Он взял меня под руку и отвел на несколько шагов назад, пока я не коснулась икрами кресла и не опустилась в него.

Он внимательно смотрел на меня. Затем оглядел комнату. Мальчик-слуга, выбросивший геккона, тихо проскользнул в комнату и снова приступил к работе, но я знала, что мистер Инграм не придавал его присутствию никакого значения.

— Теперь мне понятно, какую тайну видел я на твоем лице, пытался прочесть в твоем сердце. Теперь я точно знаю, что ты… — прошептал мистер Инграм.

Не кто, а что. Шлюха.

Меня раскрыли. Это конец.

Я не упала в обморок. Что-то, возможно отчаяние, придало мне сил, и я смогла развеять туман, сгущающийся у меня в голове, и встать с кресла. Я убежала, спотыкаясь, прочь из этой комнаты, прочь от Сомерса Инграма. Я миновала безлюдный холл и музыкальную комнату, ощутив дыхание горячего, пропахшего духами воздуха, услышав звуки валторн и виолончелей. Я выбежала из дома на широкую подъездную аллею, где меня остановил один из слуг. Я с отчаянием в голосе попросила его отвезти меня домой. На его невозмутимом лице под высоким тюрбаном совсем не отразилось удивления по поводу того, что белая девушка бегает как сумасшедшая, запыхавшись и хватая ртом воздух. Слуга подозвал для меня маленький паланкин и носильщиков.

Я не помню, как объясняла, куда меня надо доставить, и как доехала до дома Уотертоунов. Я разогнала слуг, окруживших меня, как только я переступила порог, и не раздеваясь рухнула на кровать. По прошествии нескольких минут меня начала бить нервная дрожь. Зубы стучали, и я никак не могла согреться, несмотря на довольно теплый вечер. Я натянула на себя одеяло, но это не помогло. В коридоре раздался голос Фейт. Послышался шорох тафты, когда она заглянула в мою комнату, а затем дверь закрылась. Видимо, Фейт решила, что я сплю.

Вскоре после этого мне стало плохо.

Фейт услышала, как меня стошнило в умывальник, и снова вошла в мою комнату. Она приложила прохладную гладкую ладонь к моей щеке.

— Мы все заволновались, когда ты исчезла. Я забеспокоилась и вернулась домой раньше, еще до фуршета. Надеюсь, это не малярия, Линни.

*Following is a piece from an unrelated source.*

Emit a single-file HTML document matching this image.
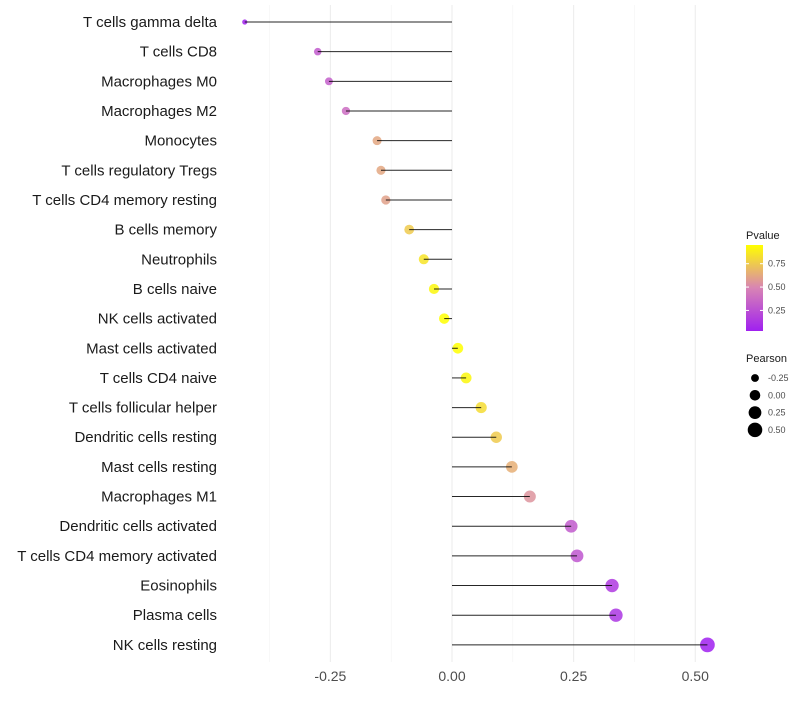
<!DOCTYPE html>
<html><head><meta charset="utf-8"><style>
body{margin:0;background:#fff;font-family:"Liberation Sans",sans-serif;}
svg text{font-family:"Liberation Sans",sans-serif;}
</style></head><body>
<svg id="chart" width="800" height="700">
<defs><linearGradient id="pg" x1="0" y1="1" x2="0" y2="0">
<stop offset="0" stop-color="#A020F0"/><stop offset="0.5" stop-color="#D884B4"/><stop offset="1" stop-color="#FFFF00"/>
</linearGradient></defs>
<g id="grid"></g><g id="points"></g><g id="marks"></g><g id="labels"></g><g id="legend"></g>
</svg>
<script>
const categories=["T cells gamma delta","T cells CD8","Macrophages M0","Macrophages M2","Monocytes","T cells regulatory  Tregs","T cells CD4 memory resting","B cells memory","Neutrophils","B cells naive","NK cells activated","Mast cells activated","T cells CD4 naive","T cells follicular helper","Dendritic cells resting","Mast cells resting","Macrophages M1","Dendritic cells activated","T cells CD4 memory activated","Eosinophils","Plasma cells","NK cells resting"];
const pearson=[-0.426,-0.276,-0.253,-0.218,-0.154,-0.146,-0.136,-0.088,-0.058,-0.037,-0.016,0.012,0.029,0.060,0.091,0.123,0.160,0.245,0.257,0.329,0.337,0.525];
const pvalue=[0.04,0.3,0.32,0.38,0.62,0.62,0.6,0.75,0.85,0.92,0.95,0.95,0.92,0.82,0.75,0.65,0.55,0.3,0.28,0.15,0.13,0.03];
const xTicks=[-0.25,0,0.25,0.5];
const xTickLabels=["-0.25","0.00","0.25","0.50"];
const legendP=[0.25,0.5,0.75];
const legendR=[-0.25,0,0.25,0.5];
const NS="http://www.w3.org/2000/svg";
const X=v=>452+v*486.5;
const Y=i=>22+i*29.66;
const R=v=>Math.sqrt(Math.max(3,28+50*v));
function lerp(a,b,t){return a.map((x,i)=>Math.round(x+(b[i]-x)*t));}
function col(p){const lo=[160,32,240],mid=[216,132,180],hi=[255,255,0];const t=Math.max(0,Math.min(1,(p-0.03)/0.92));const c=t<0.5?lerp(lo,mid,t*2):lerp(mid,hi,(t-0.5)*2);return `rgb(${c})`;}
function mk(tag,attrs,parent,text){const e=document.createElementNS(NS,tag);for(const k in attrs)e.setAttribute(k,attrs[k]);if(text!==undefined)e.textContent=text;parent.appendChild(e);return e;}
const grid=document.getElementById('grid'),marks=document.getElementById('marks'),pts=document.getElementById('points'),labels=document.getElementById('labels'),legend=document.getElementById('legend');
[-0.375,-0.125,0.125,0.375].forEach(v=>{const l=mk('line',{x1:X(v),x2:X(v),y1:5,y2:662,stroke:'#f3f3f3','stroke-width':0.6},grid);

});
xTicks.forEach((v,i)=>{const l=mk('line',{x1:X(v),x2:X(v),y1:5,y2:662,stroke:'#ebebeb','stroke-width':1},grid);


const t=mk('text',{x:X(v),y:681,'text-anchor':'middle','font-size':14,fill:'#4d4d4d'},labels,xTickLabels[i]);

});
categories.forEach((c,i)=>{const y=Y(i);
const t=mk('text',{x:217,y:y+5,'text-anchor':'end','font-size':15,fill:'#1a1a1a'},labels,c);


const p=mk('circle',{cx:X(pearson[i]),cy:y,r:R(pearson[i]),fill:col(pvalue[i]),'fill-opacity':0.85},pts);


const l=mk('line',{x1:X(0),x2:X(pearson[i]),y1:y,y2:y,stroke:'#000','stroke-width':1,'stroke-opacity':0.85},marks);

});
let t=mk('text',{x:746,y:239,'font-size':11,fill:'#1a1a1a'},legend,'Pvalue');


const bar=mk('rect',{x:746,y:245,width:17,height:86,fill:'url(#pg)'},legend);


const PY=p=>331-(p-0.03)/0.92*86;
legendP.forEach(p=>{mk('line',{x1:746,x2:749,y1:PY(p),y2:PY(p),stroke:'#fff'},legend);mk('line',{x1:760,x2:763,y1:PY(p),y2:PY(p),stroke:'#fff'},legend);
const tt=mk('text',{x:768,y:PY(p)+3,'font-size':9,fill:'#4d4d4d'},legend,p.toFixed(2));

});
t=mk('text',{x:746,y:362,'font-size':11,fill:'#1a1a1a'},legend,'Pearson');


legendR.forEach((v,i)=>{const y=378+i*17.3;
const c=mk('circle',{cx:755,cy:y,r:R(v),fill:'#000'},legend);


const tt=mk('text',{x:768,y:y+3,'font-size':9,fill:'#4d4d4d'},legend,v.toFixed(2));

});
</script>
</body></html>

Ты принимала хинин?

Я кивнула.

— Это не малярия, — прошептала я. — Наверное, я что-то не то съела.

— Думаешь, это гороховый плов с дичью, который мы ели во время ленча? Он был чересчур жирным. А может, и миндальный пудинг. Тебе что-нибудь принести? — Фейт смотрела на коврик, лежавший у кровати. — Где твоя айя?

— Я отослала ее. Мне хотелось побыть одной. Я просто посплю, и завтра все будет в порядке, я уверена.

Мои зубы снова возобновили свою пляску.

— Что бы ты ни говорила, я все равно собираюсь позвать твою айю. Она поможет тебе переодеться. Ты заболела, и тебе нельзя оставаться одной. Айя сможет разбудить меня, если ночью тебе станет хуже.

Я кивнула, слишком слабая, чтобы спорить, и айя вернулась в мою комнату. Я позволила ей переодеть меня, расчесать мои волосы и обмыть лицо и руки прохладной водой. Но даже звук ее размеренного дыхания в тихой комнате, который стал слышен, когда айя заснула, не мог исцелить мой недуг, вызванный не испорченной пищей, а страхом. Я знала, что мне не удастся заснуть этой ночью и, возможно, меня ждет еще немало бессонных ночей.